*Description of the task*:
Omit the pictures and print exactly the lines of the listing below, starting at the first and ending at the line containing "const valueRange = [860, 10520];".

*Data shown*:
— BEGIN —

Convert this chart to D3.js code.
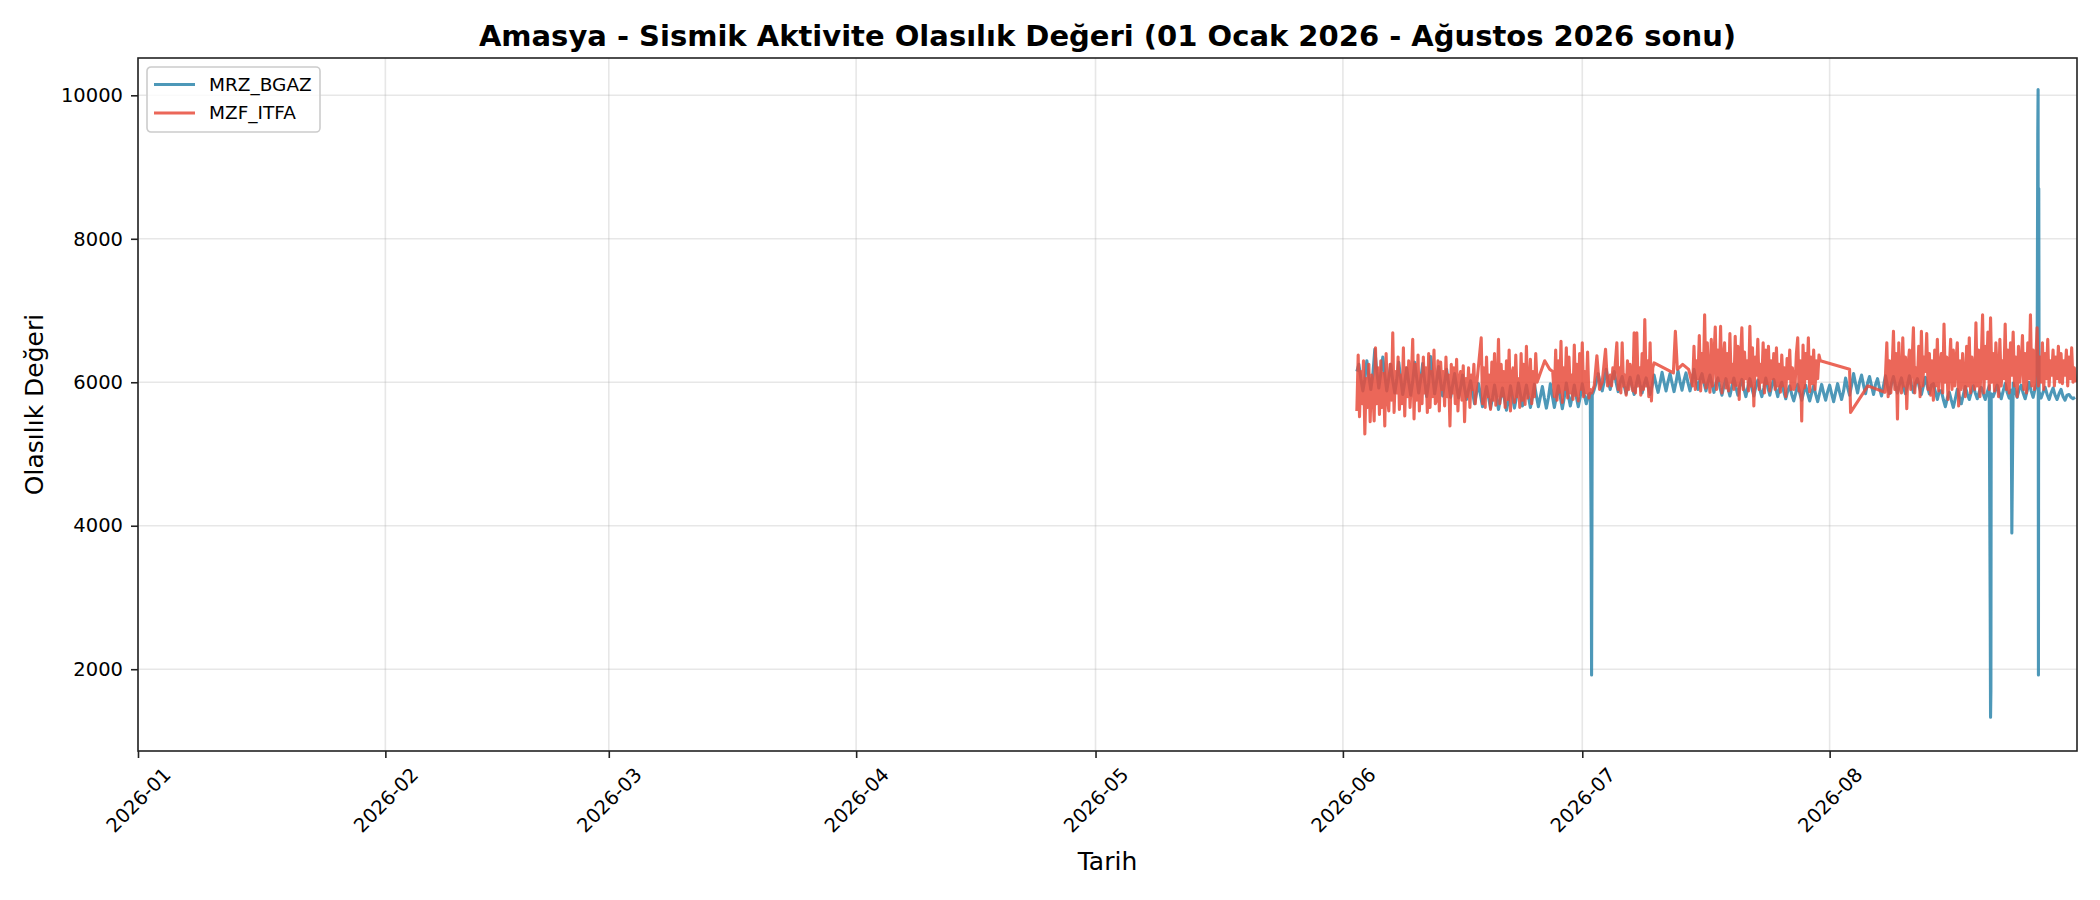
<!DOCTYPE html>
<html>
<head>
<meta charset="utf-8">
<script src="https://cdn.jsdelivr.net/npm/d3@7"></script>
<style>
  body { margin: 0; background: #fff; }
  text { font-family: 'DejaVu Sans', sans-serif; }
</style>
</head>
<body>
<svg id="chart" width="2100" height="900"></svg>
<script>
const chartTitle = 'Amasya - Sismik Aktivite Olasılık Değeri (01 Ocak 2026 - Ağustos 2026 sonu)';
const xLabel = 'Tarih';
const yLabel = 'Olasılık Değeri';
const seriesNames = ['MRZ_BGAZ', 'MZF_ITFA'];
const monthTicks = ['2026-01', '2026-02', '2026-03', '2026-04', '2026-05', '2026-06', '2026-07', '2026-08'];
const valueTicks = [2000, 4000, 6000, 8000, 10000];
const dateRange = ['2026-01-01T00:00', '2026-09-01T00:00'];
const valueRange = [860, 10520];

// MRZ_BGAZ, one reading every 6 hours from 2 June 18:00 (one row = one day)
const bgazStart = '2026-06-02T18:00';
const bgazValues = [6150,
  6250, 6050, 5880, 6040, 6300, 6080, 5900, 6100, 6460, 6150, 5920, 6120, 6350, 6100, 5880, 6060,
  6250, 6020, 5850, 6030, 6280, 6050, 5830, 6000, 6200, 6000, 5820, 6010, 6280, 6060, 5850, 6040,
  6260, 6020, 5800, 5990, 6360, 6080, 5840, 6020, 6220, 6000, 5810, 6000, 6180, 5980, 5790, 5960,
  6120, 5940, 5780, 5930, 6100, 5920, 5760, 5900, 6020, 5860, 5700, 5850, 5980, 5820, 5660, 5800,
  5940, 5790, 5640, 5780, 5960, 5800, 5620, 5770, 5920, 5760, 5610, 5750, 5950, 5790, 5640, 5790,
  5990, 5830, 5670, 5820, 5960, 5800, 5650, 5790, 5970, 5810, 5660, 5800, 5940, 5780, 5640, 5780,
  5980, 5810, 5650, 5800, 5950, 5790, 5630, 5790, 5990, 5820, 5670, 5810, 5960, 5800, 5660, 5800,
  // July
  5980, 5830, 5700, 5820, 5850, 5820, 5900, 6000, 6120, 5980, 5880, 6020, 6180, 6020, 5900, 6060,
  6150, 5990, 5870, 6000, 6080, 5950, 5840, 5960, 6070, 5940, 5830, 5960, 6090, 5960, 5850, 5970,
  6060, 5940, 5830, 5950, 6100, 5970, 5860, 5990, 6140, 6000, 5880, 6010, 6120, 5990, 5870, 6000,
  6160, 6010, 5890, 6030, 6130, 5990, 5880, 6010, 6180, 6020, 5900, 6040, 6120, 5990, 5880, 6000,
  6100, 5970, 5860, 5990, 6060, 5930, 5820, 5950, 6050, 5920, 5810, 5940, 6060, 5930, 5820, 5950,
  6040, 5910, 5800, 5930, 6050, 5920, 5810, 5940, 6030, 5900, 5800, 5920, 6060, 5930, 5820, 5950,
  6040, 5910, 5800, 5930, 6000, 5870, 5770, 5880, 5950, 5830, 5740, 5850, 5970, 5850, 5750, 5860,
  5960, 5840, 5740, 5850, 5950, 5830, 5730, 5850, 5970, 5850, 5750, 5870,
  // August
  5960, 5840, 5730, 5860, 5980, 5860, 5760, 5880, 6060, 5930, 5820, 5960, 6120, 5980, 5850, 6000,
  6100, 5960, 5840, 5990, 6080, 5950, 5830, 5970, 6050, 5920, 5810, 5950, 6090, 5950, 5840, 5980,
  6080, 5950, 5850, 5970, 6060, 5930, 5840, 5960, 6090, 5960, 5860, 5980, 6050, 5930, 5830, 5950,
  6070, 5940, 5840, 5960, 5980, 5870, 5760, 5880, 5880, 5760, 5660, 5780, 5860, 5750, 5650, 5770,
  5900, 5800, 5700, 5820, 5940, 5840, 5760, 5860, 5950, 5850, 5770, 5870, 5930, 5840, 5760, 5860,
  5950, 5840, 5800, 5880, 5960, 5850, 5770, 5880, 5980, 5860, 5780, 5890, 5990, 5870, 5790, 5900,
  5960, 5850, 5770, 5880, 6000, 5880, 5790, 5910, 5990, 5870, 5780, 5860, 5930, 5830, 5760, 5850,
  5920, 5820, 5760, 5840, 5900, 5800, 5750, 5820, 5830, 5790, 5770, 5790
];
// short drop-outs / spikes of MRZ_BGAZ
const bgazSpikeTimes = ['2026-07-02T03:00', '2026-07-02T04:00', '2026-08-21T03:00', '2026-08-21T04:00',
  '2026-08-21T05:00', '2026-08-23T20:00', '2026-08-27T02:00', '2026-08-27T03:00', '2026-08-27T04:00', '2026-08-27T05:00'];
const bgazSpikeValues = [3700, 1920, 2800, 1330, 1700, 3900, 9450, 10080, 1920, 8700];

// MZF_ITFA, dense blocks with a reading every 4 hours
const itfaBlockStarts = ['2026-06-02T18:00', '2026-06-18T08:00', '2026-06-27T12:00',
  '2026-07-04T08:00', '2026-07-14T20:00', '2026-08-08T00:00'];
const itfaJunA = [
  5600, 6380, 5520, 6150, 5700, 6300, 5280, 6050, 5650, 6250, 5450, 6100,
  5900, 5460, 6480, 5700, 6200, 5550, 6300, 5650, 6120, 5390, 6400, 5800,
  5600, 6250, 5750, 6690, 5580, 6150, 5850, 6350, 5620, 6100, 5700, 6480,
  5530, 6200, 5800, 6300, 5650, 6050, 6600, 5490, 6250, 5750, 6380, 5600,
  6100, 5700, 6350, 5850, 6200, 5580, 6400, 5650, 6150, 5800, 6450, 5700,
  5750, 6300, 5600, 6280, 5900, 6150, 5670, 6350, 5800, 6100, 5390, 6250,
  5850, 6200, 5700, 6320, 5600, 6050, 6150, 5750, 6230, 5450, 6050, 5800,
  6200, 5650, 6100, 5900, 6250, 5700, 5950
];
const itfaJunB = [
  6620, 5700, 6200, 5650, 6350, 5800, 6100, 5620, 6280, 5750, 6400, 5680,
  5900, 6600, 5700, 6250, 5810, 6150, 5650, 6300, 5760, 6450, 5600, 6100,
  6200, 5720, 6380, 5800, 6050, 5650, 6400, 5750, 6250, 5690, 6500, 5780,
  5900, 6320, 5700, 6150, 5800, 6400, 6000
];
const itfaJunC = [
  5800, 6450, 5750, 6300, 5860, 6570, 5720, 6200, 5900, 6480, 5780, 6350,
  5850, 6100, 5760, 6520, 5820, 6250, 5740, 6400, 5900, 6550, 5800, 6150,
  5850, 6420, 5780, 5900
];
const itfaJulD = [
  6000, 6100, 5950, 6200, 6050, 6300, 6550, 5900, 6200, 5850, 6550, 5950,
  6100, 5820, 6300, 5900, 6250, 6050, 5880, 6690, 5850, 6690, 5950, 6200,
  5820, 6400, 5900, 6875, 5950, 6300, 5800, 6550, 5740, 6200, 6270
];
const itfaJulE = [
  5950, 6500, 5900, 6300, 6050, 6650, 5880, 6400, 6000, 6940, 5920, 6550,
  6100, 5860, 6600, 5950, 6350, 6770, 5900, 6450, 6020, 6780, 5850, 6300,
  6550, 5920, 6400, 5880, 6680, 6000, 6250, 5900, 6640, 5960, 6500, 5760,
  6350, 6760, 5900, 6420, 6050, 6300, 5880, 6780, 5950, 6480, 5670, 6350,
  6100, 6600, 5900, 6250, 6000, 6550, 5850, 6450, 5980, 6500, 5880, 6300,
  6050, 6400, 5900, 6480, 5950, 6250, 5860, 6380, 5950, 6200, 5800, 6330,
  6050, 6450, 5900, 6200, 5900, 5950, 6400, 6620, 5880, 6300, 5460, 6520,
  5920, 6400, 6050, 6620, 5870, 6350, 5980, 6450, 5900, 6300, 6050, 6380,
  6300
];
const itfaAug = [
  6100, 6550, 5800, 6300, 5850, 6200, 6710, 5900, 6400, 5490, 6550, 6000,
  5850, 6620, 5950, 6350, 5630, 6250, 6450, 5900, 6300, 6760, 5850, 6200,
  6000, 6500, 5800, 6710, 5950, 6350, 6150, 6680, 5900, 6400, 5820, 6300,
  5750, 6450, 5950, 6600, 5880, 6250, 6400, 5850, 6810, 6000, 6350, 5760,
  6200, 6600, 5900, 6450, 5950, 6300, 6550, 5670, 6300, 5900, 6400, 6050,
  5800, 6500, 5950, 6620, 5850, 6350, 6100, 5900, 6830, 5950, 6450, 5800,
  6300, 6940, 5850, 6500, 6050, 6700, 5900, 6900, 6000, 6400, 5880, 6550,
  6150, 5800, 6600, 5950, 6300, 6050, 6810, 5900, 6450, 5850, 6550, 6100,
  6700, 5950, 6350, 5800, 6500, 6000, 6250, 6650, 5900, 6400, 5850, 6550,
  6050, 6940, 5950, 6450, 5900, 6300, 6760, 5950, 6350, 6000, 6550, 5900,
  6400, 6050, 6600, 5950, 6300, 6100, 6450, 5950, 6350, 6050, 6500, 6000,
  6400, 5980, 6300, 6100, 6450, 5950, 6350, 6050, 6480, 6000, 6200, 6000
];
// MZF_ITFA, isolated readings between the blocks
const itfaSparseTimes = ['2026-06-26T07:00', '2026-06-26T22:00', '2026-06-27T07:00',
  '2026-07-02T04:00', '2026-07-02T12:00', '2026-07-02T20:00', '2026-07-03T04:00', '2026-07-03T12:00',
  '2026-07-03T22:00', '2026-07-04T04:00', '2026-07-12T10:00', '2026-07-12T16:00', '2026-07-12T22:00',
  '2026-07-13T14:00', '2026-07-14T08:00', '2026-08-03T12:00', '2026-08-03T15:00', '2026-08-05T19:00',
  '2026-08-07T22:00'];
const itfaSparseValues = [6300, 6180, 6150, 5850, 5950, 6370, 5900, 6000, 6460, 5950,
  6130, 6710, 6180, 6250, 6180, 6180, 5580, 5950, 5860];

const colors = ['#2E86AB', '#E74C3C'];

const width = 2100;
const height = 900;
const margin = {top: 58, right: 23, bottom: 149, left: 138};
const innerW = width - margin.left - margin.right;
const innerH = height - margin.top - margin.bottom;
const lineWidth = 3.1;

const parseTime = d3.utcParse('%Y-%m-%dT%H:%M');
const parseMonth = d3.utcParse('%Y-%m');

const stepped = (start, hours, values) =>
  values.map((v, i) => ({date: d3.utcHour.offset(parseTime(start), i * hours), value: v}));
const paired = (times, values) => times.map((t, i) => ({date: parseTime(t), value: values[i]}));
const byDate = (a, b) => a.date - b.date;

const bgaz = stepped(bgazStart, 6, bgazValues)
  .concat(paired(bgazSpikeTimes, bgazSpikeValues))
  .sort(byDate);

const itfaBlocks = [itfaJunA, itfaJunB, itfaJunC, itfaJulD, itfaJulE, itfaAug];
const itfa = itfaBlocks
  .flatMap((block, i) => stepped(itfaBlockStarts[i], 4, block))
  .concat(paired(itfaSparseTimes, itfaSparseValues))
  .sort(byDate);

const svg = d3.select('#chart');
svg.append('rect').attr('width', width).attr('height', height).attr('fill', '#fff');

const x = d3.scaleUtc().domain(dateRange.map(parseTime)).range([0, innerW]);
const y = d3.scaleLinear().domain(valueRange).range([innerH, 0]);

const g = svg.append('g').attr('transform', `translate(${margin.left},${margin.top})`);

// grid
g.append('g')
  .selectAll('line')
  .data(monthTicks)
  .join('line')
  .attr('x1', d => x(parseMonth(d)))
  .attr('x2', d => x(parseMonth(d)))
  .attr('y1', 0)
  .attr('y2', innerH)
  .attr('stroke', '#b0b0b0')
  .attr('stroke-opacity', 0.3)
  .attr('stroke-width', 1.6);

g.append('g')
  .selectAll('line')
  .data(valueTicks)
  .join('line')
  .attr('x1', 0)
  .attr('x2', innerW)
  .attr('y1', d => y(d))
  .attr('y2', d => y(d))
  .attr('stroke', '#b0b0b0')
  .attr('stroke-opacity', 0.3)
  .attr('stroke-width', 1.6);

svg.append('defs').append('clipPath').attr('id', 'plot-clip')
  .append('rect').attr('width', innerW).attr('height', innerH);

const line = d3.line().x(d => x(d.date)).y(d => y(d.value));

const plot = g.append('g').attr('clip-path', 'url(#plot-clip)');
[bgaz, itfa].forEach((series, i) => {
  plot.append('path')
    .datum(series)
    .attr('d', line)
    .attr('fill', 'none')
    .attr('stroke', colors[i])
    .attr('stroke-opacity', 0.85)
    .attr('stroke-width', lineWidth)
    .attr('stroke-linejoin', 'round');
});

// axes
const xAxis = g.append('g')
  .attr('transform', `translate(0,${innerH})`)
  .call(d3.axisBottom(x)
    .tickValues(monthTicks.map(parseMonth))
    .tickFormat(d3.utcFormat('%Y-%m'))
    .tickSize(7)
    .tickSizeOuter(0));
xAxis.selectAll('text')
  .attr('y', 0)
  .attr('dy', '0.35em')
  .attr('text-anchor', 'middle')
  .attr('transform', 'translate(0,49) rotate(-45)');

const yAxis = g.append('g')
  .call(d3.axisLeft(y)
    .tickValues(valueTicks)
    .tickFormat(d3.format('d'))
    .tickSize(7)
    .tickPadding(8)
    .tickSizeOuter(0));

[xAxis, yAxis].forEach(axis => {
  axis.select('.domain').remove();
  axis.selectAll('line').attr('stroke', '#222').attr('stroke-width', 1.6);
  axis.selectAll('text').attr('font-size', '19.5px').attr('fill', '#000')
    .attr('font-family', "'DejaVu Sans', sans-serif");
});

g.append('rect')
  .attr('width', innerW)
  .attr('height', innerH)
  .attr('fill', 'none')
  .attr('stroke', '#222')
  .attr('stroke-width', 1.6);

// labels
svg.append('text')
  .attr('x', margin.left + innerW / 2)
  .attr('y', 46)
  .attr('text-anchor', 'middle')
  .attr('font-size', '29px')
  .attr('font-weight', 'bold')
  .text(chartTitle);

svg.append('text')
  .attr('x', margin.left + innerW / 2)
  .attr('y', 870)
  .attr('text-anchor', 'middle')
  .attr('font-size', '25px')
  .text(xLabel);

svg.append('text')
  .attr('transform', `translate(43,${margin.top + innerH / 2}) rotate(-90)`)
  .attr('text-anchor', 'middle')
  .attr('font-size', '25px')
  .text(yLabel);

// legend
const legend = svg.append('g').attr('transform', 'translate(147,67)');
legend.append('rect')
  .attr('width', 173)
  .attr('height', 65)
  .attr('rx', 4)
  .attr('fill', '#fff')
  .attr('fill-opacity', 0.8)
  .attr('stroke', '#cccccc')
  .attr('stroke-width', 1.6);

const legendItem = legend.selectAll('g.item')
  .data(seriesNames)
  .join('g')
  .attr('class', 'item')
  .attr('transform', (_d, i) => `translate(0,${17.5 + i * 28.5})`);

legendItem.append('line')
  .attr('x1', 7)
  .attr('x2', 48)
  .attr('stroke', (_d, i) => colors[i])
  .attr('stroke-opacity', 0.85)
  .attr('stroke-width', lineWidth);

legendItem.append('text')
  .attr('x', 62)
  .attr('dy', '0.35em')
  .attr('font-size', '18.5px')
  .text(d => d);
</script>
</body>
</html>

— END —

*Written response*:
Convert this chart to D3.js code.
<!DOCTYPE html>
<html>
<head>
<meta charset="utf-8">
<script src="https://cdn.jsdelivr.net/npm/d3@7"></script>
<style>
  body { margin: 0; background: #fff; }
  text { font-family: 'DejaVu Sans', sans-serif; }
</style>
</head>
<body>
<svg id="chart" width="2100" height="900"></svg>
<script>
const chartTitle = 'Amasya - Sismik Aktivite Olasılık Değeri (01 Ocak 2026 - Ağustos 2026 sonu)';
const xLabel = 'Tarih';
const yLabel = 'Olasılık Değeri';
const seriesNames = ['MRZ_BGAZ', 'MZF_ITFA'];
const monthTicks = ['2026-01', '2026-02', '2026-03', '2026-04', '2026-05', '2026-06', '2026-07', '2026-08'];
const valueTicks = [2000, 4000, 6000, 8000, 10000];
const dateRange = ['2026-01-01T00:00', '2026-09-01T00:00'];
const valueRange = [860, 10520];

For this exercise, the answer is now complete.